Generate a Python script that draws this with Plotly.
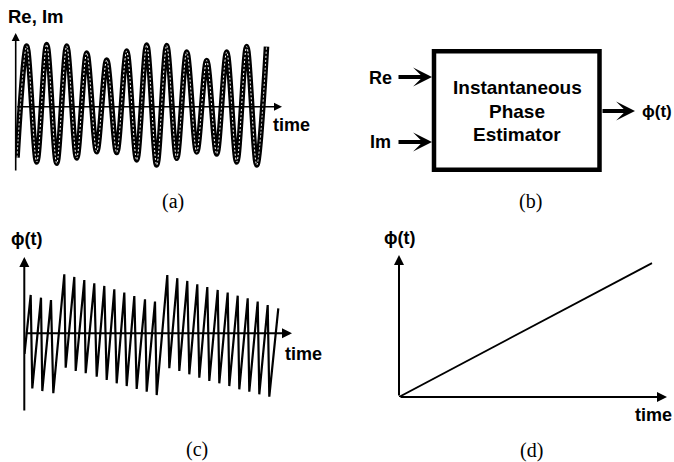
import plotly.graph_objects as go

W, H = 674, 462

# ---- (a) Re/Im baseband signal: alternating extrema (time, amplitude) ----
sig_t = [0.13, 1.1, 2.1, 3.1, 4.1, 5.1, 6.1, 7.1, 8.1, 9.1, 10.1, 11.1, 12.1,
         13.1, 14.1, 15.1, 16.1, 17.1, 18.1, 19.1, 20.1, 21.1, 22.1, 23.1, 24.1, 25.08]
sig_v = [-0.85, 1.01, -0.922, 1.037, -0.943, 1.01, -0.855, 0.895, -0.75, 0.778,
         -0.763, 0.928, -0.888, 1.028, -0.972, 1.02, -0.86, 0.912, -0.755, 0.77,
         -0.788, 0.912, -0.922, 1.003, -0.972, 1.0]

# ---- (c) wrapped instantaneous phase (time, radians) ----
wrap_t = [0.02, 0.64, 0.80, 1.67, 1.80, 2.67, 2.90, 4.00, 4.14, 5.00, 5.14, 6.00, 6.14,
          7.00, 7.24, 8.00, 8.24, 9.00, 9.24, 10.00, 10.24, 11.00, 11.24, 12.07, 12.24,
          13.07, 13.24, 14.30, 14.50, 15.30, 15.50, 16.30, 16.50, 17.30, 17.50, 18.30,
          18.50, 19.34, 19.50, 20.34, 20.50, 21.34, 21.50, 22.34, 22.50, 23.34, 23.50,
          24.34, 24.50, 25.40]
wrap_v = [-1.15, 2.13, -3.06, 1.98, -3.21, 1.85, -3.33, 3.28, -1.91, 3.13, -2.09, 2.96,
          -2.22, 2.78, -2.41, 2.63, -2.59, 2.44, -2.78, 2.26, -2.93, 2.07, -3.09, 1.89,
          -3.24, 1.76, -3.43, 3.24, -1.94, 3.06, -2.09, 2.91, -2.28, 2.72, -2.47, 2.57,
          -2.65, 2.41, -2.78, 2.26, -2.93, 2.09, -3.11, 1.94, -3.24, 1.76, -3.39, 1.57,
          -3.52, 1.39]

# ---- (d) unwrapped phase ----
lin_t = [0.0, 25.3]
lin_v = [0.0, 7.44]

# axis labels
LBL_SIG = "Re, Im"
LBL_TIME = "time"
LBL_PHI = "\u03d5(t)"
BLOCK_TEXT = ["Instantaneous", "Phase", "Estimator"]
PANEL_TAGS = ["(a)", "(b)", "(c)", "(d)"]

SANS = "Liberation Sans, Arial, Helvetica, sans-serif"
SERIF = "Liberation Serif, Times New Roman, serif"


def px(x):
    return x / W


def py(y):
    return 1 - y / H


def axes_for(ox, oy, sx, sy, left, top, right, bottom):
    """Domain and range so that data (0,0) lands at pixel (ox, oy)."""
    xa = dict(domain=[px(left), px(right)],
              range=[(left - ox) / sx, (right - ox) / sx])
    ya = dict(domain=[py(bottom), py(top)],
              range=[(oy - bottom) / sy, (oy - top) / sy])
    return xa, ya


hidden = dict(visible=False, showgrid=False, zeroline=False, fixedrange=True)

# panel boxes: origin, scale (px per unit), extent of the axis arrows
xa1, ya1 = axes_for(15.7, 106.7, 10, 60, 15.7, 33, 282, 172)
xa2, ya2 = axes_for(24.3, 333.3, 10, 18, 24.3, 257, 292, 412)
xa3, ya3 = axes_for(399, 397, 10, 18, 399, 255, 667, 397)

fig = go.Figure()

# (a) Re (solid) with Im (dashed) running through it
fig.add_trace(go.Scatter(x=sig_t, y=sig_v, mode="lines", name="Re",
                         line=dict(color="black", width=5.6, shape="spline", smoothing=0.9),
                         xaxis="x", yaxis="y", hoverinfo="skip"))
fig.add_trace(go.Scatter(x=sig_t, y=sig_v, mode="lines", name="Im",
                         line=dict(color="white", width=1.0, shape="spline", smoothing=0.9,
                                   dash="2px,2px"),
                         xaxis="x", yaxis="y", hoverinfo="skip"))

# (c) wrapped phase
fig.add_trace(go.Scatter(x=wrap_t, y=wrap_v, mode="lines",
                         line=dict(color="black", width=2.2),
                         xaxis="x2", yaxis="y2", hoverinfo="skip"))

# (d) unwrapped phase
fig.add_trace(go.Scatter(x=lin_t, y=lin_v, mode="lines",
                         line=dict(color="black", width=1.8),
                         xaxis="x3", yaxis="y3", hoverinfo="skip"))

ann = []


def axis_arrow(xr, yr, x0, y0, x1, y1, width):
    ann.append(dict(xref=xr, yref=yr, axref=xr, ayref=yr, x=x1, y=y1, ax=x0, ay=y0,
                    text="", showarrow=True, arrowhead=2, arrowsize=1.0,
                    arrowwidth=width, arrowcolor="black", standoff=0, startstandoff=0))


# axes with arrowheads, drawn in each panel's data units
axis_arrow("x", "y", 0, ya1["range"][0], 0, ya1["range"][1], 1.6)
axis_arrow("x", "y", 0, 0, xa1["range"][1], 0, 1.6)
axis_arrow("x2", "y2", 0, ya2["range"][0], 0, ya2["range"][1], 2.0)
axis_arrow("x2", "y2", 0, 0, xa2["range"][1], 0, 2.0)
axis_arrow("x3", "y3", 0, 0, 0, ya3["range"][1], 2.0)
axis_arrow("x3", "y3", 0, 0, xa3["range"][1], 0, 2.0)


def label(text, x, y, size=18, xanchor="center", family=SANS, bold=True):
    ann.append(dict(xref="paper", yref="paper", x=px(x), y=py(y),
                    text=f"<b>{text}</b>" if bold else text,
                    showarrow=False, xanchor=xanchor, yanchor="middle",
                    font=dict(family=family, size=size, color="black")))


label(LBL_SIG, 6, 16, xanchor="left", size=18.5)
label(LBL_TIME, 271, 125, xanchor="left")
label(LBL_PHI, 9, 239, xanchor="left")
label(LBL_TIME, 282.5, 354, xanchor="left")
label(LBL_PHI, 382, 238, xanchor="left")
label(LBL_TIME, 633, 415, xanchor="left")

# (b) block diagram
label("Re", 367, 78, xanchor="left")
label("Im", 368, 142, xanchor="left")
label(LBL_PHI, 640, 111, xanchor="left", size=17)
for i, line in enumerate(BLOCK_TEXT):
    label(line, 517, 87 + 24 * i, size=19)


def block_arrow(x_tail, x_head, y):
    ann.append(dict(xref="paper", yref="paper", axref="pixel", ayref="pixel",
                    x=px(x_head), y=py(y), ax=-(x_head - x_tail), ay=0, text="",
                    showarrow=True, arrowhead=3, arrowsize=0.75, arrowwidth=4.2,
                    arrowcolor="black", standoff=0, startstandoff=0))


block_arrow(397, 432, 77)
block_arrow(397, 432, 142)
block_arrow(601, 635, 111)

# panel tags
for tag, (x, y) in zip(PANEL_TAGS, [(172.5, 202), (530.5, 202), (196.5, 449), (531, 450)]):
    label(tag, x, y, size=20, family=SERIF, bold=False)

shapes = [dict(type="rect", xref="paper", yref="paper",
               x0=px(434), x1=px(599.5), y0=py(169.8), y1=py(51.3),
               line=dict(color="black", width=4.5), fillcolor="rgba(0,0,0,0)")]

fig.update_layout(
    width=W, height=H, margin=dict(l=0, r=0, t=0, b=0),
    paper_bgcolor="white", plot_bgcolor="white", showlegend=False,
    xaxis=dict(**hidden, **xa1), yaxis=dict(**hidden, **ya1),
    xaxis2=dict(**hidden, **xa2, anchor="y2"), yaxis2=dict(**hidden, **ya2, anchor="x2"),
    xaxis3=dict(**hidden, **xa3, anchor="y3"), yaxis3=dict(**hidden, **ya3, anchor="x3"),
    annotations=ann, shapes=shapes,
)

fig.write_html("out.html")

* [SET EXERCISE]
All of the data above should be transcribed verbatim, with pictures omitted.

* [THE SOLUTION]
Generate a Python script that draws this with Plotly.
import plotly.graph_objects as go

W, H = 674, 462

# ---- (a) Re/Im baseband signal: alternating extrema (time, amplitude) ----
sig_t = [0.13, 1.1, 2.1, 3.1, 4.1, 5.1, 6.1, 7.1, 8.1, 9.1, 10.1, 11.1, 12.1,
         13.1, 14.1, 15.1, 16.1, 17.1, 18.1, 19.1, 20.1, 21.1, 22.1, 23.1, 24.1, 25.08]
sig_v = [-0.85, 1.01, -0.922, 1.037, -0.943, 1.01, -0.855, 0.895, -0.75, 0.778,
         -0.763, 0.928, -0.888, 1.028, -0.972, 1.02, -0.86, 0.912, -0.755, 0.77,
         -0.788, 0.912, -0.922, 1.003, -0.972, 1.0]

# ---- (c) wrapped instantaneous phase (time, radians) ----
wrap_t = [0.02, 0.64, 0.80, 1.67, 1.80, 2.67, 2.90, 4.00, 4.14, 5.00, 5.14, 6.00, 6.14,
          7.00, 7.24, 8.00, 8.24, 9.00, 9.24, 10.00, 10.24, 11.00, 11.24, 12.07, 12.24,
          13.07, 13.24, 14.30, 14.50, 15.30, 15.50, 16.30, 16.50, 17.30, 17.50, 18.30,
          18.50, 19.34, 19.50, 20.34, 20.50, 21.34, 21.50, 22.34, 22.50, 23.34, 23.50,
          24.34, 24.50, 25.40]
wrap_v = [-1.15, 2.13, -3.06, 1.98, -3.21, 1.85, -3.33, 3.28, -1.91, 3.13, -2.09, 2.96,
          -2.22, 2.78, -2.41, 2.63, -2.59, 2.44, -2.78, 2.26, -2.93, 2.07, -3.09, 1.89,
          -3.24, 1.76, -3.43, 3.24, -1.94, 3.06, -2.09, 2.91, -2.28, 2.72, -2.47, 2.57,
          -2.65, 2.41, -2.78, 2.26, -2.93, 2.09, -3.11, 1.94, -3.24, 1.76, -3.39, 1.57,
          -3.52, 1.39]

# ---- (d) unwrapped phase ----
lin_t = [0.0, 25.3]
lin_v = [0.0, 7.44]

# axis labels
LBL_SIG = "Re, Im"
LBL_TIME = "time"
LBL_PHI = "\u03d5(t)"
BLOCK_TEXT = ["Instantaneous", "Phase", "Estimator"]
PANEL_TAGS = ["(a)", "(b)", "(c)", "(d)"]

SANS = "Liberation Sans, Arial, Helvetica, sans-serif"
SERIF = "Liberation Serif, Times New Roman, serif"


def px(x):
    return x / W


def py(y):
    return 1 - y / H


def axes_for(ox, oy, sx, sy, left, top, right, bottom):
    """Domain and range so that data (0,0) lands at pixel (ox, oy)."""
    xa = dict(domain=[px(left), px(right)],
              range=[(left - ox) / sx, (right - ox) / sx])
    ya = dict(domain=[py(bottom), py(top)],
              range=[(oy - bottom) / sy, (oy - top) / sy])
    return xa, ya


hidden = dict(visible=False, showgrid=False, zeroline=False, fixedrange=True)

# panel boxes: origin, scale (px per unit), extent of the axis arrows
xa1, ya1 = axes_for(15.7, 106.7, 10, 60, 15.7, 33, 282, 172)
xa2, ya2 = axes_for(24.3, 333.3, 10, 18, 24.3, 257, 292, 412)
xa3, ya3 = axes_for(399, 397, 10, 18, 399, 255, 667, 397)

fig = go.Figure()

# (a) Re (solid) with Im (dashed) running through it
fig.add_trace(go.Scatter(x=sig_t, y=sig_v, mode="lines", name="Re",
                         line=dict(color="black", width=5.6, shape="spline", smoothing=0.9),
                         xaxis="x", yaxis="y", hoverinfo="skip"))
fig.add_trace(go.Scatter(x=sig_t, y=sig_v, mode="lines", name="Im",
                         line=dict(color="white", width=1.0, shape="spline", smoothing=0.9,
                                   dash="2px,2px"),
                         xaxis="x", yaxis="y", hoverinfo="skip"))

# (c) wrapped phase
fig.add_trace(go.Scatter(x=wrap_t, y=wrap_v, mode="lines",
                         line=dict(color="black", width=2.2),
                         xaxis="x2", yaxis="y2", hoverinfo="skip"))

# (d) unwrapped phase
fig.add_trace(go.Scatter(x=lin_t, y=lin_v, mode="lines",
                         line=dict(color="black", width=1.8),
                         xaxis="x3", yaxis="y3", hoverinfo="skip"))

ann = []


def axis_arrow(xr, yr, x0, y0, x1, y1, width):
    ann.append(dict(xref=xr, yref=yr, axref=xr, ayref=yr, x=x1, y=y1, ax=x0, ay=y0,
                    text="", showarrow=True, arrowhead=2, arrowsize=1.0,
                    arrowwidth=width, arrowcolor="black", standoff=0, startstandoff=0))


# axes with arrowheads, drawn in each panel's data units
axis_arrow("x", "y", 0, ya1["range"][0], 0, ya1["range"][1], 1.6)
axis_arrow("x", "y", 0, 0, xa1["range"][1], 0, 1.6)
axis_arrow("x2", "y2", 0, ya2["range"][0], 0, ya2["range"][1], 2.0)
axis_arrow("x2", "y2", 0, 0, xa2["range"][1], 0, 2.0)
axis_arrow("x3", "y3", 0, 0, 0, ya3["range"][1], 2.0)
axis_arrow("x3", "y3", 0, 0, xa3["range"][1], 0, 2.0)


def label(text, x, y, size=18, xanchor="center", family=SANS, bold=True):
    ann.append(dict(xref="paper", yref="paper", x=px(x), y=py(y),
                    text=f"<b>{text}</b>" if bold else text,
                    showarrow=False, xanchor=xanchor, yanchor="middle",
                    font=dict(family=family, size=size, color="black")))


label(LBL_SIG, 6, 16, xanchor="left", size=18.5)
label(LBL_TIME, 271, 125, xanchor="left")
label(LBL_PHI, 9, 239, xanchor="left")
label(LBL_TIME, 282.5, 354, xanchor="left")
label(LBL_PHI, 382, 238, xanchor="left")
label(LBL_TIME, 633, 415, xanchor="left")

# (b) block diagram
label("Re", 367, 78, xanchor="left")
label("Im", 368, 142, xanchor="left")
label(LBL_PHI, 640, 111, xanchor="left", size=17)
for i, line in enumerate(BLOCK_TEXT):
    label(line, 517, 87 + 24 * i, size=19)


def block_arrow(x_tail, x_head, y):
    ann.append(dict(xref="paper", yref="paper", axref="pixel", ayref="pixel",
                    x=px(x_head), y=py(y), ax=-(x_head - x_tail), ay=0, text="",
                    showarrow=True, arrowhead=3, arrowsize=0.75, arrowwidth=4.2,
                    arrowcolor="black", standoff=0, startstandoff=0))


block_arrow(397, 432, 77)
block_arrow(397, 432, 142)
block_arrow(601, 635, 111)

# panel tags
for tag, (x, y) in zip(PANEL_TAGS, [(172.5, 202), (530.5, 202), (196.5, 449), (531, 450)]):
    label(tag, x, y, size=20, family=SERIF, bold=False)

shapes = [dict(type="rect", xref="paper", yref="paper",
               x0=px(434), x1=px(599.5), y0=py(169.8), y1=py(51.3),
               line=dict(color="black", width=4.5), fillcolor="rgba(0,0,0,0)")]

fig.update_layout(
    width=W, height=H, margin=dict(l=0, r=0, t=0, b=0),
    paper_bgcolor="white", plot_bgcolor="white", showlegend=False,
    xaxis=dict(**hidden, **xa1), yaxis=dict(**hidden, **ya1),
    xaxis2=dict(**hidden, **xa2, anchor="y2"), yaxis2=dict(**hidden, **ya2, anchor="x2"),
    xaxis3=dict(**hidden, **xa3, anchor="y3"), yaxis3=dict(**hidden, **ya3, anchor="x3"),
    annotations=ann, shapes=shapes,
)

fig.write_html("out.html")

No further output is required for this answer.